Avrupa’da ve dünya çapında birçok cephede dört yıl süren savaşın ardından, Ağustos 1918’de son Müttefik taarruzu başladı ve Almanya ile Merkezi Güçler’in konumu kötüleşerek barış talep etmelerine yol açtı. İlk teklifler Müttefik Devletler tarafından reddedildi ve Almanya’nın durumu daha da umutsuz hale geldi. Yaklaşan askeri yenilginin farkındalığı 1918-1919 Alman Devrimi, 9 Kasım 1918’de cumhuriyetin ilanı, Kayzer II. Wilhelm’in tahttan çekilmesi ve Almanya’nın teslim olması, İmparatorluk Almanyası’nın sonunu ve Weimar Cumhuriyeti’nin başlangıcını işaret eder.
Kasım Devrimi (1918–1919)
Ekim 1918’de Alman İmparatorluğu, seçilmiş parlamentonun yetkilerini arttıran bir anayasa reformu geçirdi. Aynı ayın 29’unda Kiel’de, 1917 Rus Devrimi’ndeki Sovyetler model alınarak İşçi ve Asker Konseyleri kurmaya başlayan denizciler arasında bir isyan patlak verdi. Devrim hızla Almanya geneline yayıldı ve katılımcılar çeşitli şehirlerde can kaybı olmadan askeri ve sivil güçlerin kontrolünü ele geçirdi.

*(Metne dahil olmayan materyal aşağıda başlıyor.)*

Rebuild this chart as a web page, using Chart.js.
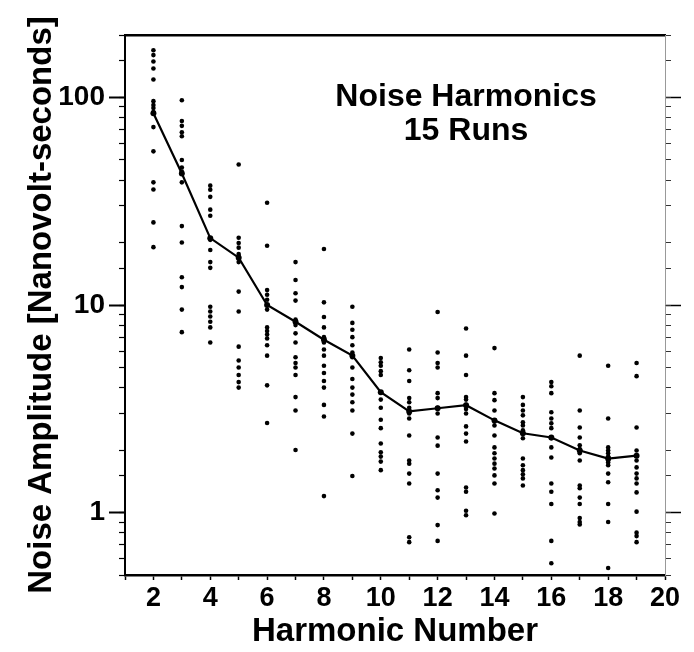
<!DOCTYPE html>
<html>
<head>
<meta charset="utf-8">
<script src="https://cdn.jsdelivr.net/npm/chart.js@4.4.1/dist/chart.umd.min.js"></script>
<style>
  body { margin: 0; background: #fff; }
  #wrap { width: 694px; height: 652px; }
</style>
</head>
<body>
<div id="wrap"><canvas id="noise"></canvas></div>
<script>
// harmonic numbers and the 15 runs read at each one (nanovolt-seconds)
const harmonics = [2, 3, 4, 5, 6, 7, 8, 9, 10, 11, 12, 13, 14, 15, 16, 17, 18, 19];
const h2 = [169, 160, 149, 138, 122, 96, 92, 89, 85, 72, 55, 39, 36, 25, 19];
const h3 = [97, 77, 73, 68, 65, 50, 46, 44, 39, 24, 20, 13.6, 12.2, 9.5, 7.4];
const h4 = [37.6, 35.9, 33.2, 28.8, 26.9, 20.6, 18.4, 16.1, 15.1, 9.8, 9.3, 8.8, 8.3, 7.8, 6.6];
const h5 = [47.5, 21.1, 19.9, 18.9, 17.6, 17.2, 16.1, 11.6, 9.3, 6.3, 5.4, 5.0, 4.6, 4.25, 4.0];
const h6 = [31.1, 19.3, 11.8, 11.2, 10.6, 10.0, 9.5, 7.8, 7.5, 7.2, 6.9, 6.4, 5.7, 4.1, 2.7];
const h7 = [16.1, 13.2, 11.4, 10.5, 8.5, 8.0, 7.3, 6.6, 5.6, 5.25, 5.0, 4.6, 3.6, 3.1, 2.0];
const h8 = [18.6, 10.3, 8.75, 7.8, 7.0, 6.6, 6.1, 5.7, 5.1, 4.7, 4.3, 4.0, 3.3, 2.9, 1.2];
const h9 = [9.8, 8.2, 7.6, 7.0, 6.4, 5.9, 5.6, 5.0, 4.4, 4.0, 3.7, 3.4, 3.1, 2.4, 1.5];
const h10 = [5.55, 5.3, 5.1, 4.8, 4.6, 3.8, 3.5, 3.2, 2.8, 2.55, 2.15, 1.95, 1.86, 1.76, 1.6];
const h11 = [6.1, 4.85, 4.3, 3.56, 3.4, 3.2, 3.0, 2.84, 2.35, 1.78, 1.72, 1.54, 1.38, 0.76, 0.72];
const h12 = [9.25, 5.9, 5.25, 5.0, 3.76, 3.56, 3.2, 3.0, 2.3, 2.1, 1.54, 1.28, 1.18, 0.87, 0.73];
const h13 = [7.7, 5.7, 4.6, 3.6, 3.5, 3.3, 3.15, 3.0, 2.6, 2.4, 2.2, 1.32, 1.26, 1.02, 0.97];
const h14 = [6.2, 3.76, 3.48, 3.1, 2.78, 2.63, 2.35, 2.06, 1.93, 1.82, 1.72, 1.63, 1.51, 1.38, 0.99];
const h15 = [3.6, 3.3, 3.1, 2.94, 2.72, 2.63, 2.49, 2.41, 2.28, 1.82, 1.69, 1.6, 1.53, 1.46, 1.35];
const h16 = [4.25, 4.06, 3.76, 3.04, 2.84, 2.69, 2.55, 2.28, 2.06, 1.84, 1.38, 1.26, 1.1, 0.73, 0.57];
const h17 = [5.7, 3.1, 2.57, 2.3, 2.11, 2.02, 1.93, 1.78, 1.35, 1.31, 1.18, 1.1, 0.94, 0.9, 0.875];
const h18 = [5.1, 2.84, 2.06, 1.99, 1.93, 1.86, 1.82, 1.78, 1.74, 1.69, 1.54, 1.4, 1.1, 0.9, 0.54];
const h19 = [5.25, 4.54, 2.57, 1.99, 1.88, 1.78, 1.65, 1.54, 1.46, 1.38, 1.25, 1.01, 0.8, 0.77, 0.72];
const runs = [h2, h3, h4, h5, h6, h7, h8, h9, h10, h11, h12, h13, h14, h15, h16, h17, h18, h19];
// average curve drawn through the runs
const meanAmp = [84, 43, 21, 16.9, 10, 8.3, 6.8, 5.7, 3.8, 3.07, 3.18, 3.29, 2.78, 2.41, 2.3, 1.99, 1.82, 1.88];

const xTicks = [2, 4, 6, 8, 10, 12, 14, 16, 18, 20];
const yLabels = [1, 10, 100];

const FONT = '"Liberation Sans", Arial, Helvetica, sans-serif';

let runPoints = [];
for (let i = 0; i < harmonics.length; i++) {
  for (let j = 0; j < runs[i].length; j++) {
    runPoints.push({x: harmonics[i], y: runs[i][j]});
  }
}
const meanPoints = harmonics.map((h, i) => ({x: h, y: meanAmp[i]}));

// chart title written inside the plot
const innerTitle = {
  id: 'innerTitle',
  afterDraw(chart) {
    const c = chart.ctx;
    const xs = chart.scales.x, ys = chart.scales.y;
    c.save();
    c.fillStyle = '#000';
    c.font = 'bold 32px ' + FONT;
    c.textAlign = 'center';
    c.textBaseline = 'middle';
    c.fillText('Noise Harmonics', xs.getPixelForValue(13), ys.getPixelForValue(100));
    c.fillText('15 Runs', xs.getPixelForValue(13), ys.getPixelForValue(69));
    c.restore();
  }
};

function majorOnly(scale) {
  scale.ticks = yLabels.map(v => ({value: v}));
}

const ctx = document.getElementById('noise').getContext('2d');
new Chart(ctx, {
  type: 'scatter',
  data: {
    datasets: [
      {
        label: 'mean',
        data: meanPoints,
        showLine: true,
        borderColor: '#000',
        backgroundColor: '#000',
        borderWidth: 2.2,
        pointRadius: 3,
        pointBorderWidth: 0,
        tension: 0
      },
      {
        label: 'runs',
        data: runPoints,
        borderColor: '#000',
        backgroundColor: '#000',
        pointRadius: 2.3,
        pointBorderWidth: 0
      }
    ]
  },
  options: {
    responsive: true,
    maintainAspectRatio: false,
    animation: false,
    layout: { padding: 0 },
    plugins: {
      legend: { display: false },
      tooltip: { enabled: false }
    },
    scales: {
      x: {
        type: 'linear',
        position: 'bottom',
        min: 1,
        max: 20,
        afterBuildTicks: s => { s.ticks = harmonics.concat([1, 20]).sort((a, b) => a - b).map(v => ({value: v})); },
        afterFit: s => { s.height = 77; },
        grid: { drawOnChartArea: false, color: '#000', tickLength: 5, tickWidth: 1.5 },
        border: { color: '#000', width: 2.5 },
        ticks: {
          color: '#000',
          font: { family: FONT, size: 27, weight: 'bold' },
          padding: 2,
          autoSkip: false,
          maxRotation: 0,
          callback: v => xTicks.includes(v) ? String(v) : ''
        },
        title: {
          display: true,
          text: 'Harmonic Number',
          color: '#000',
          font: { family: FONT, size: 33, weight: 'bold' },
          padding: { top: 0, bottom: 0 }
        }
      },
      xTop: {
        type: 'linear',
        position: 'top',
        min: 1,
        max: 20,
        afterFit: s => { s.height = 35; },
        grid: { display: false, drawTicks: false },
        border: { color: '#000', width: 2.5 },
        ticks: { display: false }
      },
      y: {
        type: 'logarithmic',
        position: 'left',
        weight: 1,
        min: 0.5,
        max: 200,
        afterBuildTicks: majorOnly,
        afterFit: s => { s.width = 125; },
        grid: { drawOnChartArea: false, color: '#000', tickLength: 16, tickWidth: 2 },
        border: { display: false },
        ticks: {
          color: '#000',
          font: { family: FONT, size: 28, weight: 'bold' },
          padding: 4,
          callback: v => String(v)
        },
        title: {
          display: true,
          text: 'Noise Amplitude [Nanovolt-seconds]',
          color: '#000',
          font: { family: FONT, size: 33, weight: 'bold' },
          padding: { top: 22, bottom: 0 }
        }
      },
      yMinor: {
        type: 'logarithmic',
        position: 'left',
        weight: 0,
        min: 0.5,
        max: 200,
        afterFit: s => { s.width = 0; },
        grid: { drawOnChartArea: false, color: '#000', tickLength: 6, tickWidth: 1.2 },
        border: { color: '#000', width: 2 },
        ticks: { display: false, autoSkip: false }
      },
      yRight: {
        type: 'logarithmic',
        position: 'right',
        weight: 1,
        min: 0.5,
        max: 200,
        afterBuildTicks: majorOnly,
        afterFit: s => { s.width = 29; },
        grid: { drawOnChartArea: false, color: '#000', tickLength: 16, tickWidth: 1.5 },
        border: { display: false },
        ticks: { display: false }
      },
      yRightMinor: {
        type: 'logarithmic',
        position: 'right',
        weight: 0,
        min: 0.5,
        max: 200,
        afterFit: s => { s.width = 0; },
        grid: { drawOnChartArea: false, color: '#333', tickLength: 6, tickWidth: 1 },
        border: { color: '#999', width: 1, dash: [1, 3] },
        ticks: { display: false, autoSkip: false }
      }
    }
  },
  plugins: [innerTitle]
});
</script>
</body>
</html>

O dönemde, esas olarak işçileri temsil eden sosyalist hareket iki büyük sol partiye bölünmüştü: acil barış görüşmeleri çağrısında bulunan ve Sovyet tarzı bir komuta ekonomisini savunan Almanya Bağımsız Sosyal Demokrat Partisi (USPD) ve savaş çabalarını destekleyen ve parlamenter sistemi tercih eden Almanya Sosyal Demokrat Partisi (SPD), aynı zamanda “Çoğunluk” Almanya Sosyal Demokrat Partisi (MSPD) olarak da bilinir. İsyan, konseylerin Sovyet tarzı istekleri nedeniyle yerleşik ve orta sınıflar arasında büyük korkuya neden oldu. Merkezci ve muhafazakar vatandaşlar için ülke komünist bir devrimin eşiğinde gibi görünüyordu.



Philipp Scheidemann Reichstag binasından Alman Cumhuriyeti’ni ilan ederken
7 Kasım’a gelindiğinde devrim Münih’e ulaşmış ve Bavyera Kralı Ludwig III’ün kaçmasıyla sonuçlanmıştı. MSPD tabandaki desteğinden faydalanarak hareketin ön saflarında yer aldı ve Kayzer II. Wilhelm’in tahttan çekilmesini talep etti. Wilhelm reddedince, Baden Prensi Max bunu yaptığını açıkladı ve Hohenzollern Hanedanı’nın başka bir üyesi altında bir naiplik kurmaya çalıştı. MSPD’de kendi kendini atayan bir askeri uzman olan Gustav Noske, daha fazla huzursuzluğu önlemek için Kiel’e gönderildi ve Kiel kışlasındaki isyancı denizcileri ve destekçilerini kontrol etme görevini üstlendi. Devrimci mücadele konusunda deneyimsiz olan denizciler ve askerler onu deneyimli bir politikacı olarak karşıladı ve bir uzlaşma için pazarlık yapmasına izin vererek üniformalı devrimcilerin ilk öfkesini yatıştırdı.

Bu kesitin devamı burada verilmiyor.